Humanitarian Equipment and the Politics of Need
In this seminar, Peter Redfield will unpack the politics of humanitarian equipment and the assumptions it entails about human needs and what a satisfactory life might be.
A Mobile Milieu: Humanitarian Equipment and the Politics of Need
Approaching human mobility from the perspective of milieu — the intimate, inclusive envelope of immediate environment — this seminar focuses on humanitarian equipment, from refugee camps to innovative devices that seek to provide for basic needs such as water and sanitation.
Such objects offer little prospect of producing a satisfying response to human suffering. They also increasingly reflect market interests as much as technocratic planning. Nonetheless, their very inadequacies can expose conflicting assumptions about human needs and aspirations.

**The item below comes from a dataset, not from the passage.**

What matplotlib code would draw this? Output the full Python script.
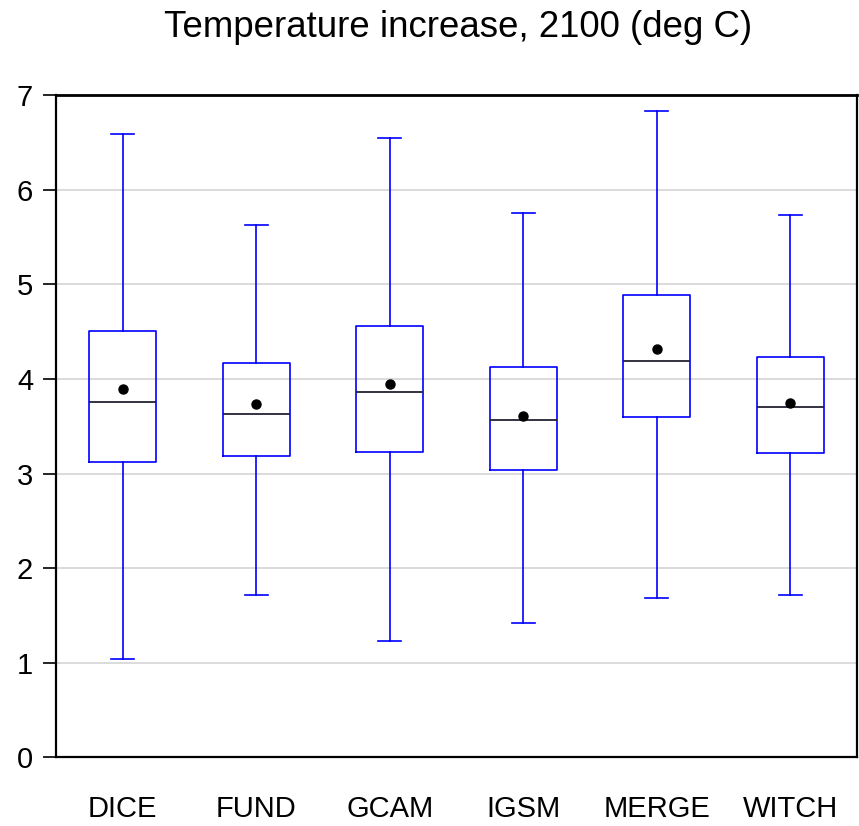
import matplotlib
matplotlib.use("Agg")
import matplotlib.pyplot as plt

plt.rcParams["font.family"] = ["Liberation Sans", "DejaVu Sans"]

# Valores (deg C)
models = ["DICE", "FUND", "GCAM", "IGSM", "MERGE", "WITCH"]
whisker_low = [1.04, 1.72, 1.23, 1.42, 1.68, 1.72]
q1 = [3.12, 3.19, 3.23, 3.04, 3.60, 3.22]
median = [3.76, 3.63, 3.86, 3.57, 4.19, 3.70]
mean = [3.89, 3.74, 3.95, 3.61, 4.32, 3.75]
q3 = [4.51, 4.17, 4.56, 4.13, 4.89, 4.23]
whisker_high = [6.59, 5.63, 6.55, 5.76, 6.83, 5.73]

BLUE = "#0000ff"

stats = []
for i, name in enumerate(models):
    stats.append(dict(label=name, whislo=whisker_low[i], q1=q1[i],
                      med=median[i], mean=mean[i], q3=q3[i],
                      whishi=whisker_high[i], fliers=[]))

fig = plt.figure(figsize=(8.59, 8.26), dpi=100)
ax = fig.add_axes([0.0652, 0.0832, 0.9325, 0.8014])

positions = list(range(1, len(models) + 1))
ax.bxp(stats, positions=positions, widths=0.5, capwidths=0.17,
       showmeans=True, showfliers=False,
       boxprops=dict(color=BLUE, linewidth=1.2),
       whiskerprops=dict(color=BLUE, linewidth=1.2),
       capprops=dict(color=BLUE, linewidth=1.2),
       medianprops=dict(color="#222233", linewidth=1.3),
       meanprops=dict(marker="o", markerfacecolor="black",
                      markeredgecolor="black", markersize=6.5))

ax.set_xlim(0.5, 6.5)
ax.set_ylim(0, 7)
ax.set_yticks(range(0, 8))
ax.set_xticks(positions)
ax.set_xticklabels(models)

ax.yaxis.grid(True, color="#d4d4d4", linewidth=1.2)
ax.set_axisbelow(True)

for sp in ax.spines.values():
    sp.set_color("black")
    sp.set_linewidth(1.6)
ax.spines["top"].set_linewidth(2.0)

ax.tick_params(axis="y", direction="out", length=9.4, width=1.2,
               labelsize=21, pad=7)
# rotulos do eixo x logo acima da borda inferior, sem cortar
ax.tick_params(axis="x", length=0, labelsize=21, pad=27)

fig.text(0.533, 0.955, "Temperature increase, 2100 (deg C)",
         ha="center", va="baseline", fontsize=26.4)

fig.savefig("out.png", dpi=100)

Tensions between understandings of what constitutes a satisfactory life emerge at a mundane level, positioning these devices as scalar connection points between individual experience and social imagination. Milieu, I thus suggest, can serve as a revealing conceptual site to investigate the political terrain exposed by human mobility, including rival strains of humanitarian concern, rights advocacy, national identification and ecological anxiety.
About Peter Redfield
Peter Redfield is a Professor of Anthropology at the University of North Carolina at Chapel Hill interested in transnational expertise and the practice of science, technology and medicine in global humanitarian contexts. He is the author of Life in Crisis: The Ethical Journey of Doctors Without Borders (California 2013) and the President of the Society for Cultural Anthropology for the period 2017-2019.

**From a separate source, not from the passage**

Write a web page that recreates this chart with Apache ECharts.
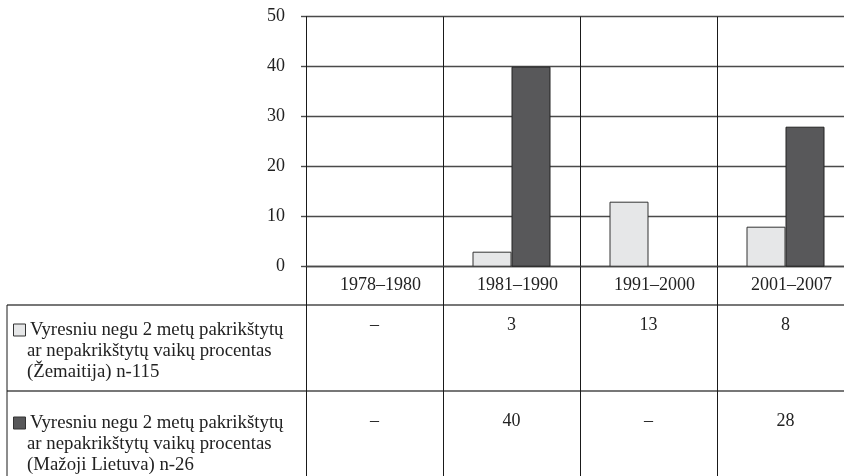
<!DOCTYPE html>
<html>
<head>
<meta charset="utf-8">
<script src="https://cdn.jsdelivr.net/npm/echarts@6/dist/echarts.min.js"></script>
<style>
  html, body { margin: 0; padding: 0; background: #fff; }
  #chart { width: 844px; height: 476px; }
</style>
</head>
<body>
<div id="chart"></div>
<script>
// laikotarpiai
var categories = ["1978–1980", "1981–1990", "1991–2000", "2001–2007"];
// Žemaitija n-115 (null = nėra duomenų)
var zemaitija = [null, 3, 13, 8];
// Mažoji Lietuva n-26
var mazojiLietuva = [null, 40, null, 28];
var yTicks = [0, 10, 20, 30, 40, 50];
// lentelės eilučių tekstai
var rowLabels = [
  ["Vyresniu negu 2 metų pakrikštytų", "ar nepakrikštytų vaikų procentas", "(Žemaitija) n-115"],
  ["Vyresniu negu 2 metų pakrikštytų", "ar nepakrikštytų vaikų procentas", "(Mažoji Lietuva) n-26"]
];

var FONT = "'Liberation Serif', 'DejaVu Serif', serif";
var LIGHT = "#e6e7e8";
var DARK = "#58585a";
var LINE = "#4a4a4a";

window.onload = function () {
  var chart = echarts.init(document.getElementById("chart"));
  var option = {
    animation: false,
    grid: {
      left: 306,
      top: 16.7,
      width: 548,
      height: 250,
      containLabel: false,
      outerBoundsMode: "none"
    },
    xAxis: {
      type: "category",
      data: categories,
      axisLine: { show: true, lineStyle: { color: LINE, width: 1.4 } },
      axisTick: {
        show: true,
        interval: 0,
        length: 212, //竖线延伸到表格底部
        lineStyle: { color: "#1a1a1a", width: 1 }
      },
      splitLine: {
        show: true,
        interval: 0,
        lineStyle: { color: "#1a1a1a", width: 1 }
      },
      axisLabel: {
        interval: 0,
        margin: 10,
        padding: [0, 0, 0, 12],
        color: "#222",
        fontFamily: FONT,
        fontSize: 18
      }
    },
    yAxis: {
      type: "value",
      min: 0,
      max: 50,
      interval: 10,
      axisLine: { show: true, lineStyle: { color: "#1a1a1a", width: 1 } },
      axisTick: { show: true, length: 5, lineStyle: { color: LINE, width: 1.4 } },
      splitLine: { show: true, lineStyle: { color: LINE, width: 1.4 } },
      axisLabel: {
        margin: 21,
        color: "#222",
        fontFamily: FONT,
        fontSize: 18,
        formatter: function (v) {
          return yTicks.indexOf(v) >= 0 ? String(v) : "";
        }
      }
    },
    series: [
      {
        type: "bar",
        data: zemaitija,
        barWidth: 39,
        barGap: "0%",
        itemStyle: { color: LIGHT, borderColor: "#333", borderWidth: 1 }
      },
      {
        type: "bar",
        data: mazojiLietuva,
        barWidth: 39,
        barGap: "0%",
        itemStyle: { color: DARK, borderColor: "#222", borderWidth: 1 }
      }
    ]
  };
  chart.setOption(option);

  //表格部分
  var seriesData = [zemaitija, mazojiLietuva];
  var colors = [LIGHT, DARK];
  var rowTop = [305, 391];
  var firstLineY = [330, 423];
  var valueY = [325.5, 421];
  var elements = [];

  rowTop.forEach(function (y) {
    elements.push({
      type: "line",
      shape: { x1: 7, y1: y, x2: 844, y2: y },
      style: { stroke: LINE, lineWidth: 1.4 }
    });
  });
  elements.push({
    type: "line",
    shape: { x1: 7, y1: 305, x2: 7, y2: 476 },
    style: { stroke: "#1a1a1a", lineWidth: 1 }
  });

  rowLabels.forEach(function (lines, r) {
    var y0 = firstLineY[r];
    elements.push({
      type: "rect",
      shape: { x: 13.5, y: y0 - 6, width: 12, height: 12 },
      style: { fill: colors[r], stroke: "#333", lineWidth: 1 }
    });
    lines.forEach(function (t, i) {
      elements.push({
        type: "text",
        x: i === 0 ? 30 : 27,
        y: y0 + i * 21,
        style: {
          text: t,
          fill: "#222",
          font: "18.8px " + FONT,
          textAlign: "left",
          textVerticalAlign: "middle"
        }
      });
    });
    categories.forEach(function (c, i) {
      var v = seriesData[r][i];
      var x = chart.convertToPixel({ xAxisIndex: 0 }, c);
      elements.push({
        type: "text",
        x: x,
        y: valueY[r],
        style: {
          text: v == null ? "–" : String(v),
          fill: "#222",
          font: "18px " + FONT,
          textAlign: "center",
          textVerticalAlign: "middle"
        }
      });
    });
  });

  chart.setOption({ graphic: { elements: elements } });

  window.onresize = function () {
    chart.resize();
  };
};
</script>
</body>
</html>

A light refreshment will be served, please register:
On the seminar series "Global Health Unpacked"
“Global Health Unpacked” is a seminar series that aims to bring together the global health community on a regular basis to critically discuss key debates in Global Health in informal and interactive seminars. Guest speakers (both from the University of Oslo and from other universities) will bring an original perspective to the topic and engage in a conversation with the audience.
With this forum, we also hope to facilitate exchanges and collaborations between global health researchers and students present in Oslo and foster interdisciplinary research. “Global Health Unpacked” is jointly organized by the research group Power and Politics of Global Health, Centre for Development and the Environment, UiO Centre for Global Health and Universal Health Coverage and the Public Good in Africa.